Even the LA Times seemed to get whiplash covering the controversy, running the headline “Gore’s Links with Russian Now a Liability.” But in the creative hands of the Bush camp, a publicly-announced arms transaction became “secret deals” requiring investigation, and baseless allegations of embezzling IMF loans made the innocent commission seem like a series of sin-soaked backroom deals.
For an American public that still had a head full of negative propaganda about the Evil Soviets, it wasn’t difficult for the Bush political machine to smear Gore as a corrupt creature of the Kremlin. While he won the popular vote, he fell short in the electoral college and ultimately conceded the election to Bush, avoiding further legal drama over a recount.
Gore was no dove - his platform called for overthrowing Iraqi leader Saddam Hussein, whose nation Clinton’s government starved with sanctions for the better part of a decade.
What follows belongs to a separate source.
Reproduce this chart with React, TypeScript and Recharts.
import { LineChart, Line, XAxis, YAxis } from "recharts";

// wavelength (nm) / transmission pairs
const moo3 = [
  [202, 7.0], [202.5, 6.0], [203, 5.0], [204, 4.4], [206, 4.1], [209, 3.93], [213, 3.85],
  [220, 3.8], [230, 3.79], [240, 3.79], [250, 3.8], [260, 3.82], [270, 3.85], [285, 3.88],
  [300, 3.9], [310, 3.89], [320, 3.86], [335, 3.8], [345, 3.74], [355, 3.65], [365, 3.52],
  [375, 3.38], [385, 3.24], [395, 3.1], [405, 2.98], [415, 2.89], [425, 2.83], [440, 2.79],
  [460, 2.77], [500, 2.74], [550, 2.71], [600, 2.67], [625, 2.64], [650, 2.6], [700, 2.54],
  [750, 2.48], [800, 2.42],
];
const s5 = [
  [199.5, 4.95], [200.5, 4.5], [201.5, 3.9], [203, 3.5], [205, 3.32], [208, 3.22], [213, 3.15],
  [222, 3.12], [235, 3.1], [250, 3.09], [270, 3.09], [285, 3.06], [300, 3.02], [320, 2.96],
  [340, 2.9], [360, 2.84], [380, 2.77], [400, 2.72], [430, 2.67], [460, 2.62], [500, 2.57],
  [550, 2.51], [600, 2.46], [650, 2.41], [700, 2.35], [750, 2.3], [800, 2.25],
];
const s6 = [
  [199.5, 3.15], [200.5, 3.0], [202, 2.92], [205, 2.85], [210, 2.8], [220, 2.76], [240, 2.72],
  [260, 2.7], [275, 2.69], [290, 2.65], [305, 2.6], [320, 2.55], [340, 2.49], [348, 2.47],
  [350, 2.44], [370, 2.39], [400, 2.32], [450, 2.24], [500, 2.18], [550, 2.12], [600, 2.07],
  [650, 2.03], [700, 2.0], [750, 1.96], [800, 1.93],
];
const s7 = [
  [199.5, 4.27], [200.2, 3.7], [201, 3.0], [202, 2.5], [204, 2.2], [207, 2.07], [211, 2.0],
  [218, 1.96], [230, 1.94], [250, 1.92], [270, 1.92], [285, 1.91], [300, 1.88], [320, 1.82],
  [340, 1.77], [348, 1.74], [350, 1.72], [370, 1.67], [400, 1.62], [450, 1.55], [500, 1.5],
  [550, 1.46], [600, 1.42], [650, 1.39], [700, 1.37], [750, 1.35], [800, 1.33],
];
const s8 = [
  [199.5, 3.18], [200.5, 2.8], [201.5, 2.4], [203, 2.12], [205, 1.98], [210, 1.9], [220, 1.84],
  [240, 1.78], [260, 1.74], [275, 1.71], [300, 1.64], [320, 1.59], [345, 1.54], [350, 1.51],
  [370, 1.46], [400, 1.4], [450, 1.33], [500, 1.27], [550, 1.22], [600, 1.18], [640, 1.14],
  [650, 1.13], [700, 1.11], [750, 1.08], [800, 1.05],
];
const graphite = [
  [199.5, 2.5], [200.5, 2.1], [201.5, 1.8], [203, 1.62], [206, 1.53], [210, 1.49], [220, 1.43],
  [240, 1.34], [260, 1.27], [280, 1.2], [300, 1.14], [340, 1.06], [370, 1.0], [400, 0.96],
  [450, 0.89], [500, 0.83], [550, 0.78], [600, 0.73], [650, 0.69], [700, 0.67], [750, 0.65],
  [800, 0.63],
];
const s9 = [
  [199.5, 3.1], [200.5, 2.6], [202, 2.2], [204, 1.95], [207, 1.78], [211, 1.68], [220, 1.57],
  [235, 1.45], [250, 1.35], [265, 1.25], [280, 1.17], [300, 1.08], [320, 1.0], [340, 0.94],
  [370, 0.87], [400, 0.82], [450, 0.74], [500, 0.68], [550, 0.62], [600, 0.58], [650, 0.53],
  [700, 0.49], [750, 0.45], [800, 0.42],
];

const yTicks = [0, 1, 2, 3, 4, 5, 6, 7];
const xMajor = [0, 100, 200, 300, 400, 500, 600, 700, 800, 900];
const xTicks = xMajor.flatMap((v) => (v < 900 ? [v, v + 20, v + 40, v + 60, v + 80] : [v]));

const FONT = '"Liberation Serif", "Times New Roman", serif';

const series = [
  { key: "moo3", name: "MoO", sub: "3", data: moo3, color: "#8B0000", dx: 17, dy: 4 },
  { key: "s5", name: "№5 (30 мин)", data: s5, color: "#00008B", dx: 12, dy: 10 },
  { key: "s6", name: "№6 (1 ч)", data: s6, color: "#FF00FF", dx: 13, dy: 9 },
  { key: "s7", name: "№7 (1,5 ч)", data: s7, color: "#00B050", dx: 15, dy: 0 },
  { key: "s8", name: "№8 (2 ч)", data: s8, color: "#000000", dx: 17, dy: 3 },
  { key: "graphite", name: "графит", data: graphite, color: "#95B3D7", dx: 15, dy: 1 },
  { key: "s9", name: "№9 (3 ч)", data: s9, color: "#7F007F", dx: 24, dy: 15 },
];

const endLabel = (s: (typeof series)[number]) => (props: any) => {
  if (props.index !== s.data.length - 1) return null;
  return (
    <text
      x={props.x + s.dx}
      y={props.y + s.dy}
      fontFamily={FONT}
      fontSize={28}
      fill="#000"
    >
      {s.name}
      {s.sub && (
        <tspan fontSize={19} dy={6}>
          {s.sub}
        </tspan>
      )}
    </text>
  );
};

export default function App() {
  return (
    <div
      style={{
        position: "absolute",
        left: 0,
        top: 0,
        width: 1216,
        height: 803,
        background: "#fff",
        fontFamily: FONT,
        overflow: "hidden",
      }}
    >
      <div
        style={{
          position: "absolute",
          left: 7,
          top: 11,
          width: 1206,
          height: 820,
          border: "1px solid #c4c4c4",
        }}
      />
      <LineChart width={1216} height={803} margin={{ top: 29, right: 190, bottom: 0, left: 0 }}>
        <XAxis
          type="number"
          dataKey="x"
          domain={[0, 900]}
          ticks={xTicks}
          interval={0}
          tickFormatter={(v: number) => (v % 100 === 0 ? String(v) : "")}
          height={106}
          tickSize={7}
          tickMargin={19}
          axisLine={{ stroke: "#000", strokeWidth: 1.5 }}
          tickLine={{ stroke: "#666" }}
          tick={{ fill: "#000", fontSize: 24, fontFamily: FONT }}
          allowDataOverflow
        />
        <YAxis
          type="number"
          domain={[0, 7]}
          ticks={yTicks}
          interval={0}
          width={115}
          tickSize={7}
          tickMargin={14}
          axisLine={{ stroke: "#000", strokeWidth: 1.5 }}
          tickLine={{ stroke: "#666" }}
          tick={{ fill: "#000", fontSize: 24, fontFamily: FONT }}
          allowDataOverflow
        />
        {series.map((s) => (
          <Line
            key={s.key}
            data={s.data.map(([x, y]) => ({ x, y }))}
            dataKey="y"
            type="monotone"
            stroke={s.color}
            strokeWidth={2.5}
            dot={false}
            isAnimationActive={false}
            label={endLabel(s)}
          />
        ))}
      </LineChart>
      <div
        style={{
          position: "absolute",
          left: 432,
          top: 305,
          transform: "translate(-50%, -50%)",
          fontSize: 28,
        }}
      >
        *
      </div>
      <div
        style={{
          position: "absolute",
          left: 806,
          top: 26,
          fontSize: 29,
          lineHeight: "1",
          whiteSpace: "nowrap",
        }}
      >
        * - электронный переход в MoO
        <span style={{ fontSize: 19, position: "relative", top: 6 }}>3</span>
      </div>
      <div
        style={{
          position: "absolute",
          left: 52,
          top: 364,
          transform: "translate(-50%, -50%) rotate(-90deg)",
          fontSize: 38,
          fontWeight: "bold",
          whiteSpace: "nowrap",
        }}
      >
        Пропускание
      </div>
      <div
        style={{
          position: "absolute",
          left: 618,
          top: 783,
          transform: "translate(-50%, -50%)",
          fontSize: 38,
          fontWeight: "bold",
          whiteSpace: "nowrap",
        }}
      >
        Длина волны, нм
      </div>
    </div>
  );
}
He backed Clinton in the illegal bombing of Yugoslavia in 1999, sneering that anyone critical of the unconstitutional act of war was somehow putting “politics” before the military. While it’s impossible to tell whether Gore would have entered into the disastrous wars that Bush did, he certainly wasn’t a threat to the established order.
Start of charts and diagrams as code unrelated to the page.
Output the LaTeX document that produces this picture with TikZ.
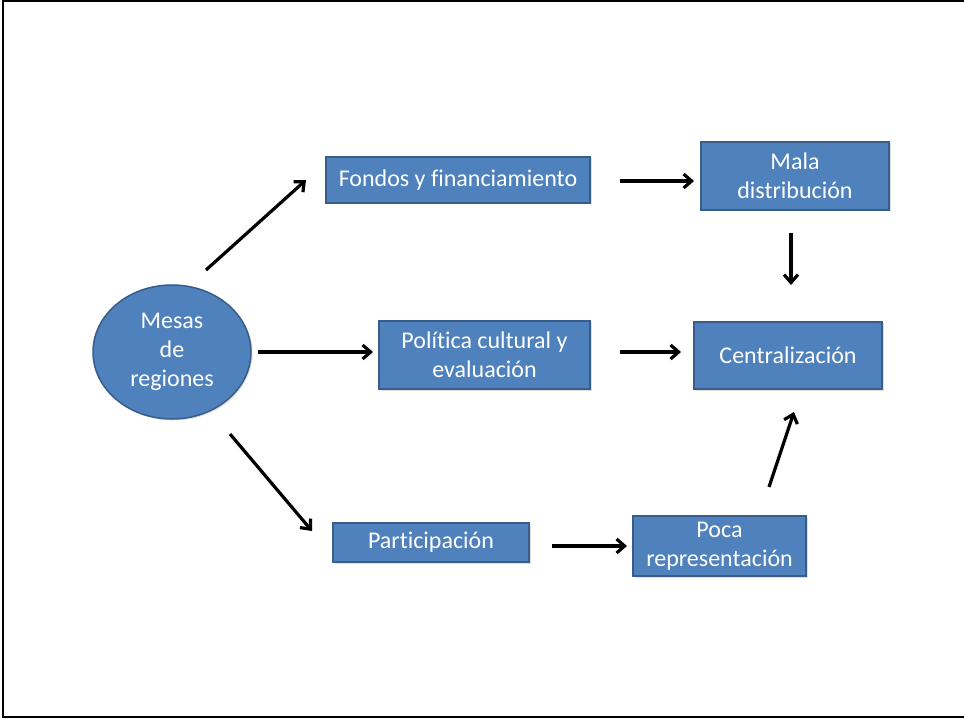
\documentclass[tikz,border=0pt]{standalone}
\usepackage{fontspec}
\setmainfont{Carlito}[Ligatures={NoCommon}]
\usetikzlibrary{shapes.geometric,arrows.meta,shadows}
\definecolor{boxfill}{HTML}{4F81BD}
\definecolor{boxline}{HTML}{385D8A}
\begin{document}
\begin{tikzpicture}[x=1pt,y=-1pt,
  box/.style={draw=boxline,fill=boxfill,line width=1.5pt,text=white,
    align=center,inner sep=0pt,
    font=\fontsize{24}{29}\selectfont,
    drop shadow={opacity=0.25,shadow xshift=1.5pt,shadow yshift=-1.5pt}},
  arr/.style={line width=3.2pt,-{Straight Barb[length=8pt,width=14pt,line width=3.2pt]}}]
\useasboundingbox (0,0) rectangle (964,719);
% outer frame
\draw[line width=2.5pt] (966,1) -- (3,1) -- (3,717) -- (966,717);

% nodes
\node[box,ellipse,minimum width=158pt,minimum height=134pt] (mesas) at (172,352) {Mesas\\de\\regiones};
\node[box,minimum width=264pt,minimum height=46pt] (fondos) at (458,180) {Fondos y financiamiento};
\node[box,minimum width=188pt,minimum height=68pt] (mala) at (795,176) {Mala\\distribución};
\node[box,minimum width=211pt,minimum height=68pt] (politica) at (484.5,355) {Política cultural y\\evaluación};
\node[box,minimum width=188pt,minimum height=67pt] (central) at (788,355.5) {Centralización};
\node[box,minimum width=196pt,minimum height=39pt] (partic) at (431,542.5) {Participación};
\node[box,minimum width=173pt,minimum height=60pt] (poca) at (719.5,546) {Poca\\representación};

% free-standing connector end points
\coordinate (a1) at (206,270); \coordinate (b1) at (306,180);
\coordinate (a2) at (258,352); \coordinate (b2) at (373,352);
\coordinate (a3) at (230,434); \coordinate (b3) at (312,531);
\coordinate (a4) at (620,181); \coordinate (b4) at (694,181);
\coordinate (a5) at (791,233); \coordinate (b5) at (791,285);
\coordinate (a6) at (620,352); \coordinate (b6) at (681,352);
\coordinate (a7) at (552,546); \coordinate (b7) at (627,546);
\coordinate (a8) at (769,487); \coordinate (b8) at (794,412);

\foreach \i in {1,...,8} \draw[arr] (a\i) -- (b\i);
\end{tikzpicture}
\end{document}
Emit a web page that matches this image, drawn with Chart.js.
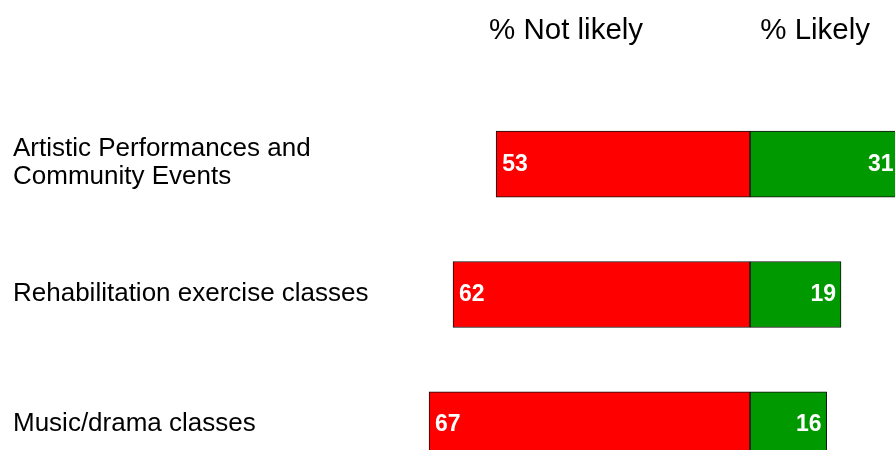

If nothing else, the deployment of “Russian ties” smears against even a milquetoast like Gore shows one need not be an iconoclast in order to attract the label. It’s a senseless, opportunistic attack that depends solely on the persuasiveness of the labeler - and how well they can manipulate their intended audience.
The value of the “Russian collusion” bogeyman has thus fluctuated with relations between the US and Russia, falling on hard times after the Berlin Wall came down but gaining a new lease on life thanks to the lack of imagination of the political class. It really found its footing in 2016 and has demanded an outsize share of voters’ attention in the 2020 contest, presenting the very real possibility of a general election that sees one alleged beneficiary of “Russian meddling” face off against another. But the days of requiring proof for such outlandish allegations are long gone, and so is any credibility the smear might once have had. Isn’t half a century of red-baiting enough?